At Launch Academy, we are exposed to and taught best practices for software development. One of those best practices is that of test-driven development, or TDD. As the name implies, it is a method of programming where your tests guide your decisions.
The idea is to reduce the feedback loop on your code. It’s an iterative process, consisting of writing a test, writing code, making that test pass, and then refactoring the code. Based on any errors you receive when running the code, you’ll be able to determine what the next required step is. It helps you figure out what you want to do, and then implementing the minimum amount of code needed to make that happen.
I find this style of programming very satisfying, as you will see visual indicators showing progress you have made. It’s almost like seeing checkpoints or objectives in a video game, which you must pass in order to advance to the next level.
Additionally, I find that it helps me write cleaner, leaner code. When writing a test, it forces you to think of how that part of your program will function. This gives you a clear direction of what code you will need to write next.
Prior to committing to learning software development, I worked in software quality assurance (QA) writing and executing tests. I helped to maintain and create new test cases for various features of the company’s web application. This experience proved to be helpful when writing tests, as I was used to coming up with various edge cases and trying to “break” other people’s code.
I loved catching bugs that slipped by while in QA, and now have the challenge of identifying potential potential bugs as a program is being written.
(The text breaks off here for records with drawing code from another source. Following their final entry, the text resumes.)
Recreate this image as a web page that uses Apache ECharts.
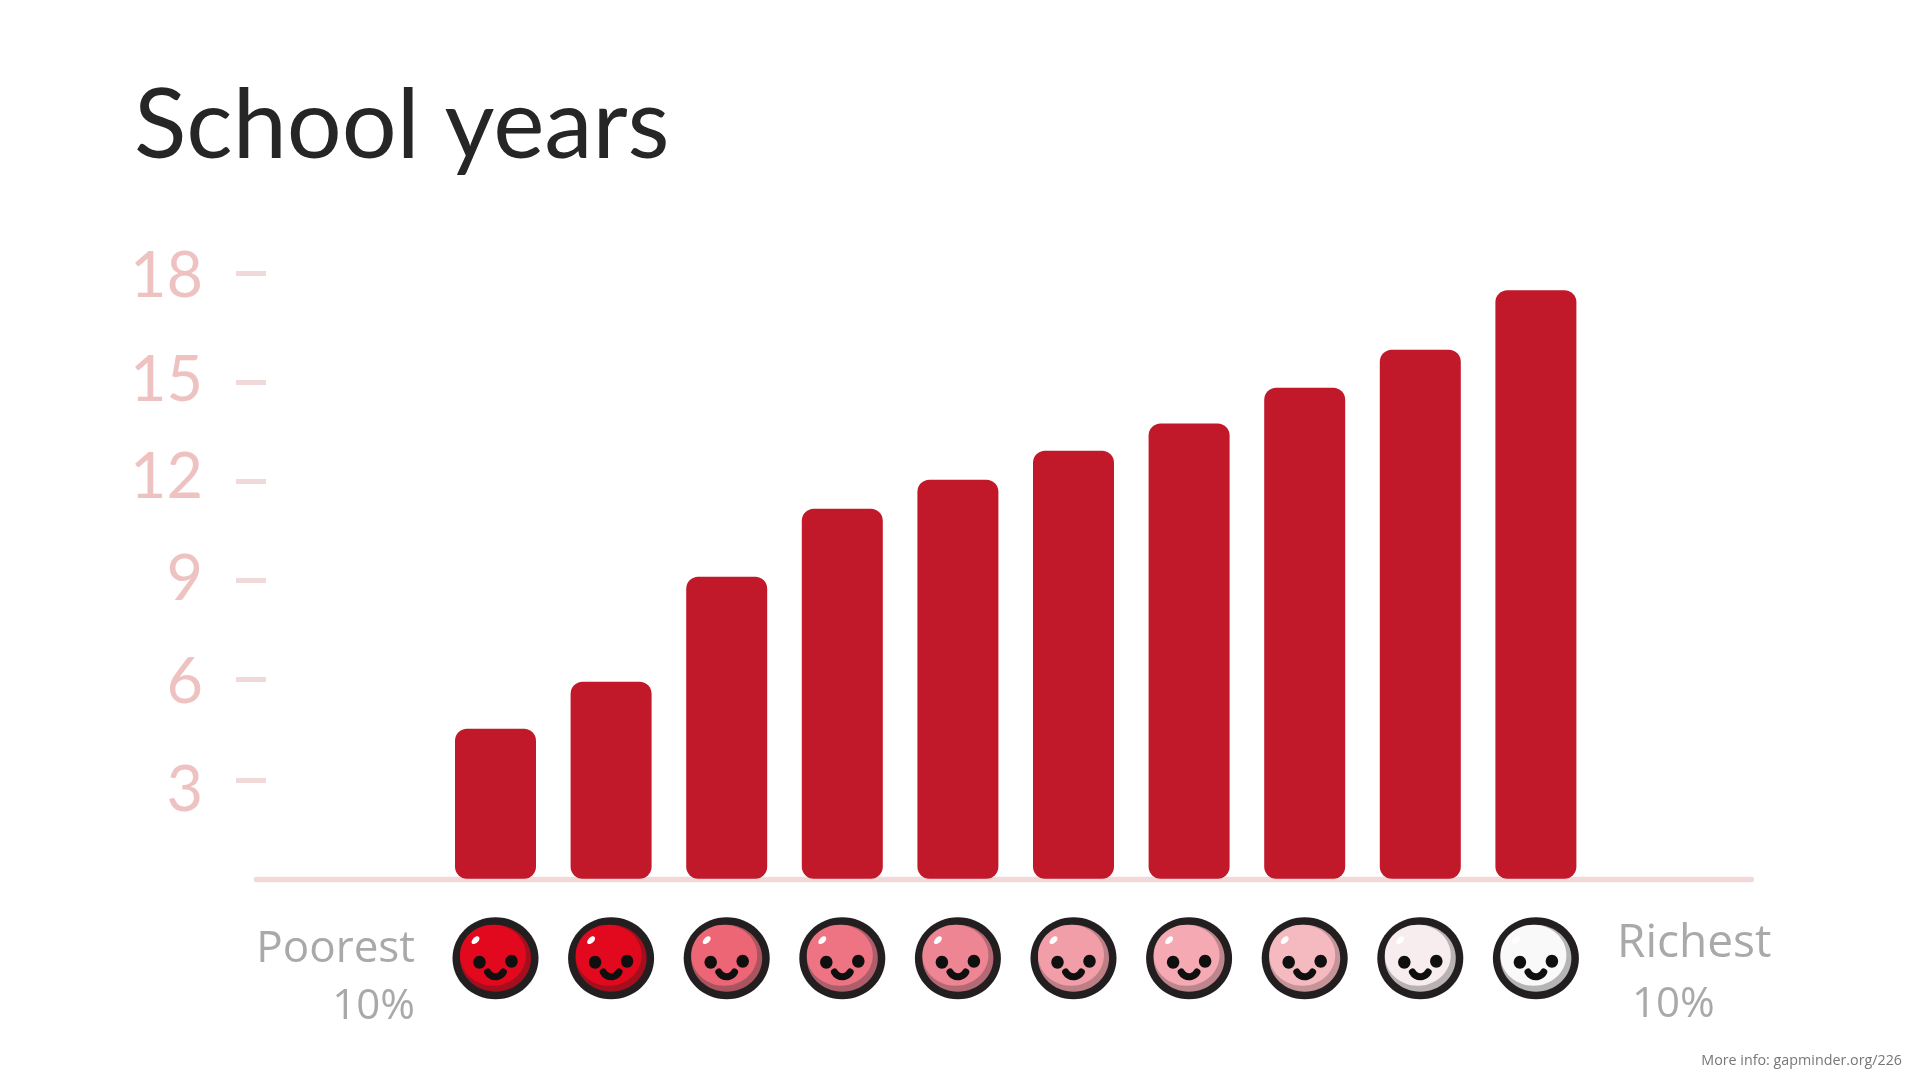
<!DOCTYPE html>
<html><head><meta charset="utf-8">
<style>html,body{margin:0;padding:0;background:#fff}#c{width:1920px;height:1080px}</style>
<script src="https://cdn.jsdelivr.net/npm/echarts@6/dist/echarts.min.js"></script>
</head><body><div id="c"></div>
<script>
// Data
const categories = ['1','2','3','4','5','6','7','8','9','10'];
const schoolYears = [4.53, 5.95, 9.12, 11.18, 12.05, 12.93, 13.75, 14.83, 15.98, 17.78];
const yTickLabels = ['3','6','9','12','15','18'];
// Where the reference places its hand-drawn ticks and labels on the value scale
const yTickPositions = [2.98, 6.015, 9.01, 12.02, 15.0, 18.3];
const yLabelPositions = [2.65, 5.92, 9.03, 12.11, 15.04, 18.19];
// Styling
const facePalette = ['#e2091f','#e2091f','#ec6675','#ef7483','#ee8593','#f29ea8','#f4a9b3','#f5bac0','#f7edef','#f9f9f9'];
const shadePalette = ['#a30f1d','#a30f1d','#a9555f','#ac5f6a','#b36a74','#bd7f86','#bd858c','#c49499','#b9b2b3','#b5b5b5'];
const TITLE_FONT = 'Lato';
const SIDE_FONT = '"Open Sans"';

function renderFace(params, api) {
  const i = api.value(0);
  const p = api.coord([i, 0]);
  const dark = '#231f20', ink = '#0f0f0f';
  const cx = p[0], cy = p[1] + 79.5;
  const e = (x, y, rx, ry, fill, rot) => ({type:'ellipse', x:x, y:y, rotation:rot||0,
    shape:{cx:0, cy:0, rx:rx, ry:ry}, style:{fill:fill}});
  return {
    type:'group', x:cx, y:cy,
    children:[
      e(0, 0, 43, 41, dark),
      e(0, 0, 35.5, 33.5, shadePalette[i]),
      e(-2.5, -3, 33, 30.5, facePalette[i]),
      e(-20, -18, 4.8, 2.8, '#ffffff', 0.75),
      e(-16, 4, 6.2, 6.5, ink),
      e(16, 3, 6.2, 6.5, ink),
      {type:'arc', shape:{cx:0, cy:9.5, r:9, startAngle:0.5, endAngle:Math.PI-0.5, clockwise:true},
       style:{stroke:ink, fill:null, lineWidth:7, lineCap:'round'}}
    ]
  };
}

const chart = echarts.init(document.getElementById('c'), null, {renderer:'canvas', width:1920, height:1080});
const T = (text, pos, top, size, color, font, weight) => Object.assign({
  text:text, top:top, padding:0,
  textStyle:{fontFamily:font, fontSize:size, color:color, fontWeight:weight||'normal'}
}, pos);
const BAR_COLOR = '#c1192a', AXIS_COLOR = '#f2d9d9', SIDE_COLOR = '#a9a9a9';
chart.setOption({
  animation:false,
  backgroundColor:'#fff',
  title:[
    T('School years', {left:134}, 78, 97, '#262626', TITLE_FONT),
    T('Poorest', {right:1505}, 927, 44, SIDE_COLOR, SIDE_FONT),
    T('10%', {right:1505}, 986, 42, SIDE_COLOR, SIDE_FONT),
    T('Richest', {left:1617}, 921, 46, SIDE_COLOR, SIDE_FONT),
    T('10%', {left:1632}, 984, 42, SIDE_COLOR, SIDE_FONT),
    T('More info: gapminder.org/226', {right:18}, 1054, 14.3, '#777777', SIDE_FONT)
  ],
  grid:[
    {left:437.7, width:1156, top:216.7, height:662},
    {left:256.4, width:1495, top:216.7, height:662.6}
  ],
  xAxis:[
    {type:'category', gridIndex:0, data:categories, axisLine:{show:false}, axisTick:{show:false}, axisLabel:{show:false}},
    {type:'value', gridIndex:1, min:0, max:1, axisLine:{show:true, lineStyle:{color:AXIS_COLOR, width:5.3}},
     axisTick:{show:false}, axisLabel:{show:false}, splitLine:{show:false}}
  ],
  yAxis:[
    {type:'value', gridIndex:0, min:0, max:20, position:'left', offset:171.7,
     axisLine:{show:false}, splitLine:{show:false},
     axisTick:{show:true, length:30, customValues:yTickPositions, lineStyle:{color:AXIS_COLOR, width:5}},
     axisLabel:{show:true, margin:63, customValues:yLabelPositions,
       formatter:(v)=>yTickLabels[yLabelPositions.indexOf(v)],
       color:'#efc2c2', fontSize:63, fontFamily:TITLE_FONT}},
    {type:'value', gridIndex:1, min:0, max:1, show:false}
  ],
  series:[
    {type:'bar', xAxisIndex:0, yAxisIndex:0, data:schoolYears, barWidth:81, z:3,
     itemStyle:{color:BAR_COLOR, borderRadius:12}},
    {type:'custom', xAxisIndex:0, yAxisIndex:0, renderItem:renderFace, z:4, clip:false,
     encode:{x:0, y:1}, data:categories.map((c,i)=>[i,0])}
  ]
});
</script></body></html>
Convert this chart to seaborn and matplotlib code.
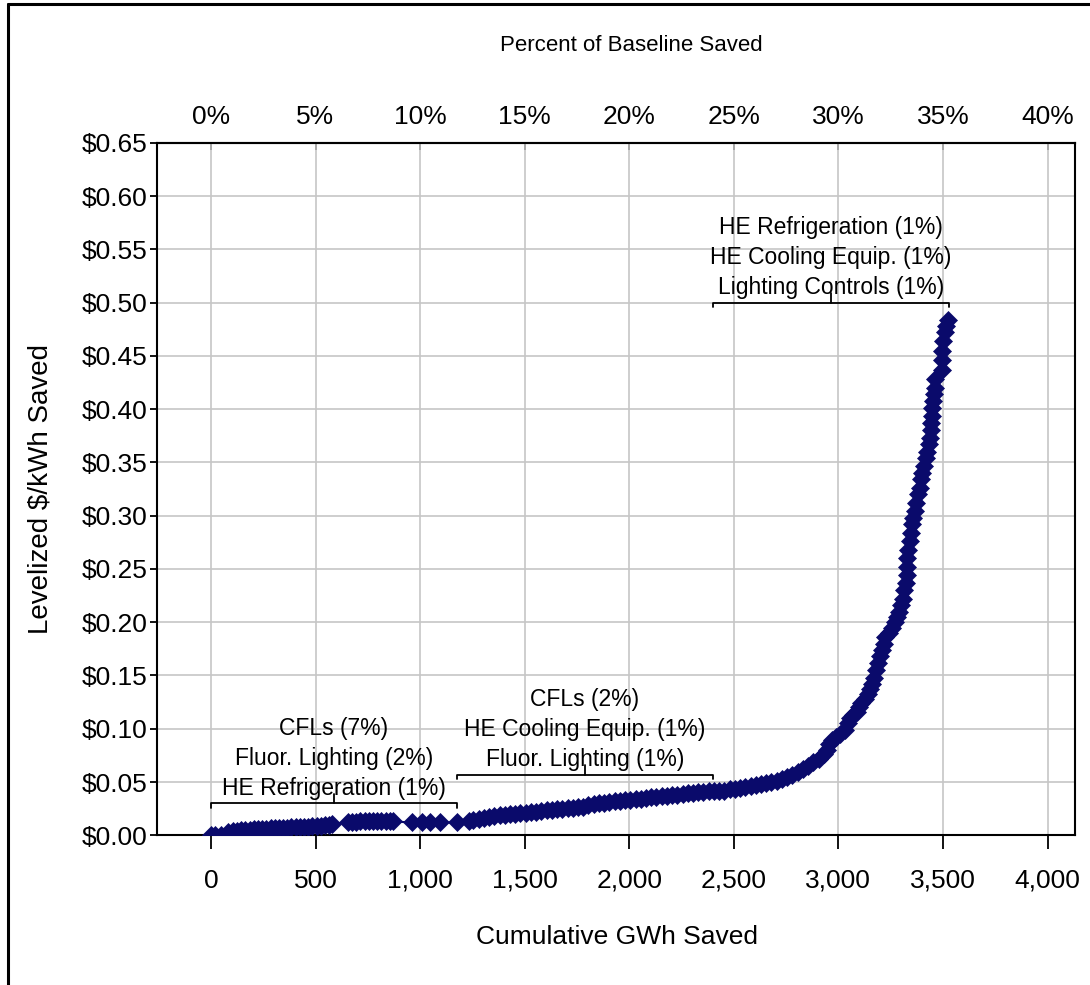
import pandas as pd
import seaborn as sns
import matplotlib.pyplot as plt
from matplotlib.lines import Line2D
from matplotlib.ticker import FuncFormatter

# Supply curve (cumulative GWh saved, levelized $/kWh)
gwh = [0, 20, 50, 80, 105, 125, 145, 165, 185, 205, 225, 245, 265, 285, 305,
       325, 345, 365, 385, 405, 425, 445, 465, 485, 505, 525, 545, 565, 580,
       655, 675, 695, 715, 735, 755, 775, 795, 815, 835, 855, 870,
       960, 1008, 1047, 1095, 1176,
       1235, 1255, 1280, 1305, 1330, 1355, 1380, 1405, 1430, 1455, 1480, 1505,
       1530, 1555, 1580, 1605, 1630, 1655, 1680, 1705, 1730, 1755, 1780, 1805,
       1830, 1855, 1880, 1905, 1930, 1955, 1980, 2005, 2030, 2055, 2080, 2105,
       2130, 2155, 2180, 2205, 2230, 2255, 2280, 2305, 2330, 2355, 2380, 2405,
       2430, 2455, 2480, 2505, 2530, 2555, 2580, 2605, 2630, 2655, 2680, 2705,
       2730, 2755, 2780, 2805, 2830, 2855, 2880, 2905, 2930, 2945, 2955, 2970,
       2990, 3010, 3030, 3045, 3055, 3070, 3090, 3100, 3110, 3125, 3140, 3150,
       3160, 3168, 3178, 3188, 3198, 3210, 3218, 3225, 3240, 3255, 3270, 3280,
       3290, 3300, 3308, 3315, 3322, 3326, 3328, 3330, 3334, 3340, 3345, 3352,
       3358, 3365, 3372, 3380, 3388, 3395, 3400, 3408, 3418, 3425, 3432, 3437,
       3441, 3445, 3447, 3449, 3452, 3458, 3462, 3462, 3497, 3495, 3494, 3500,
       3508, 3515, 3523]
cost = [0.000, 0.000, 0.000, 0.003, 0.004, 0.004, 0.005, 0.005, 0.005, 0.006,
        0.006, 0.006, 0.006, 0.007, 0.007, 0.007, 0.007, 0.007, 0.008, 0.008,
        0.008, 0.008, 0.008, 0.009, 0.009, 0.009, 0.010, 0.010, 0.011,
        0.012, 0.012, 0.012, 0.013, 0.013, 0.013, 0.013, 0.013, 0.013, 0.013,
        0.013, 0.013,
        0.012, 0.012, 0.012, 0.012, 0.012,
        0.013, 0.014, 0.015, 0.016, 0.017, 0.018, 0.019, 0.019, 0.020, 0.020,
        0.021, 0.021, 0.022, 0.022, 0.023, 0.024, 0.024, 0.025, 0.025, 0.026,
        0.026, 0.027, 0.027, 0.028, 0.029, 0.030, 0.030, 0.031, 0.032, 0.032,
        0.033, 0.033, 0.034, 0.034, 0.035, 0.036, 0.036, 0.037, 0.037, 0.038,
        0.038, 0.039, 0.040, 0.040, 0.041, 0.041, 0.042, 0.042, 0.042, 0.042,
        0.043, 0.043, 0.044, 0.045, 0.046, 0.047, 0.048, 0.049, 0.050, 0.051,
        0.053, 0.055, 0.057, 0.059, 0.062, 0.065, 0.069, 0.072, 0.076, 0.080,
        0.086, 0.089, 0.092, 0.095, 0.099, 0.105, 0.110, 0.113, 0.116, 0.120,
        0.124, 0.128, 0.133, 0.137, 0.142, 0.148, 0.155, 0.162, 0.168, 0.174,
        0.180, 0.186, 0.190, 0.195, 0.200, 0.205, 0.210, 0.216, 0.222, 0.230,
        0.237, 0.244, 0.252, 0.260, 0.268, 0.276, 0.284, 0.292, 0.298, 0.304,
        0.312, 0.320, 0.326, 0.334, 0.340, 0.347, 0.354, 0.360, 0.367, 0.373,
        0.380, 0.387, 0.394, 0.401, 0.408, 0.414, 0.420, 0.428, 0.437, 0.446,
        0.455, 0.464, 0.472, 0.478, 0.484]

# measure groups marked with brackets
group_start = [0, 1176, 2400]
group_end = [1176, 2400, 3528]
group_level = [0.030, 0.057, 0.500]
group_text = ["CFLs (7%)\nFluor. Lighting (2%)\nHE Refrigeration (1%)",
              "CFLs (2%)\nHE Cooling Equip. (1%)\nFluor. Lighting (1%)",
              "HE Refrigeration (1%)\nHE Cooling Equip. (1%)\nLighting Controls (1%)"]

x_ticks = list(range(0, 4001, 500))
pct_ticks = list(range(0, 41, 5))
y_ticks = [i * 0.05 for i in range(14)]

navy = "#0a0a6b"

sns.set_style("white")
plt.rcParams["font.family"] = ["Liberation Sans", "DejaVu Sans"]
plt.rcParams.update({"text.color": "black", "axes.labelcolor": "black",
                     "xtick.color": "black", "ytick.color": "black"})

fig, ax = plt.subplots(figsize=(10.9, 9.85), dpi=100)
fig.subplots_adjust(left=0.144, right=0.986, bottom=0.152, top=0.855)

df = pd.DataFrame({"gwh": gwh, "cost": cost})
sns.lineplot(data=df, x="gwh", y="cost", sort=False, estimator=None,
             color=navy, lw=1.5, marker="D", markersize=9,
             markeredgecolor=navy, markeredgewidth=0.5, ax=ax, zorder=3)

ax.set_xlim(-258, 4130)
ax.set_ylim(0, 0.65)
ax.set_xticks(x_ticks)
ax.set_yticks(y_ticks)
ax.xaxis.set_major_formatter(FuncFormatter(lambda v, p: f"{v:,.0f}"))
ax.yaxis.set_major_formatter(FuncFormatter(lambda v, p: f"${v:.2f}"))
ax.grid(True, color="#c6c6c6", lw=1.2)
ax.set_axisbelow(True)
for s in ax.spines.values():
    s.set_visible(True)
    s.set_color("black")
    s.set_linewidth(1.5)

ax.tick_params(axis="x", direction="out", bottom=True, length=10, width=1.3,
               pad=14, labelsize=19, colors="black")
ax.tick_params(axis="y", direction="out", left=True, length=5, width=1.3,
               pad=1.5, labelsize=19, colors="black")

ax.set_xlabel("Cumulative GWh Saved", fontsize=19, color="black")
ax.xaxis.set_label_coords(0.501, -0.13)
ax.set_ylabel("Levelized $/kWh Saved", fontsize=20, color="black")
ax.yaxis.set_label_coords(-0.113, 0.5)

# top axis: percent of baseline (10,000 GWh)
secax = ax.secondary_xaxis("top", functions=(lambda x: x / 100, lambda p: p * 100))
secax.set_xticks(pct_ticks)
secax.xaxis.set_major_formatter(FuncFormatter(lambda v, p: f"{v:.0f}%"))
secax.tick_params(direction="in", top=True, length=5, width=1.3, pad=10,
                  labelsize=19, colors="black")
secax.spines["top"].set_linewidth(1.5)
fig.text(0.579, 0.954, "Percent of Baseline Saved", fontsize=16,
         ha="center", va="center", color="black")

# brackets with labels
for s, e, lvl, txt in zip(group_start, group_end, group_level, group_text):
    m = (s + e) / 2
    ax.plot([s, s, e, e], [lvl - 0.004, lvl, lvl, lvl - 0.004], color="black", lw=1.3)
    ax.plot([m, m], [lvl, lvl + 0.009], color="black", lw=1.3)
    ax.text(m, lvl + 0.003, txt, ha="center", va="bottom", fontsize=16.5,
            linespacing=1.4, zorder=4, color="black")

# outer frame
fig.add_artist(Line2D([0.0073, 0.0073], [0, 0.9955], transform=fig.transFigure,
                      color="black", lw=2.2))
fig.add_artist(Line2D([0.0073, 1], [0.9955, 0.9955], transform=fig.transFigure,
                      color="black", lw=2.2))

fig.savefig("out.png", dpi=100)
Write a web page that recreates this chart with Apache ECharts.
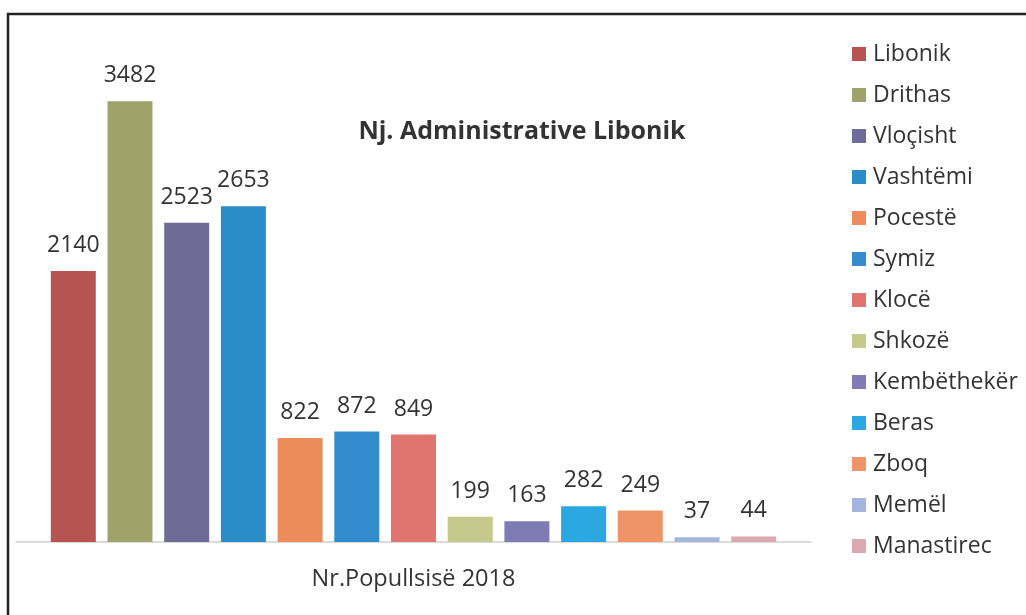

Though it requires a slightly different way of writing code, which results in more upfront time, the potential for saving time overall makes it very worth it. I’ve seen many times where bugs have been caught before shipping, but then the source of the bug had to be determined, which can sometimes be the most challenging part of the process.
Writing code procedurally, focusing on one test at a time, definitely seems like the most efficient way to produce “bullet-proof” code. I’m on board with the TDD way.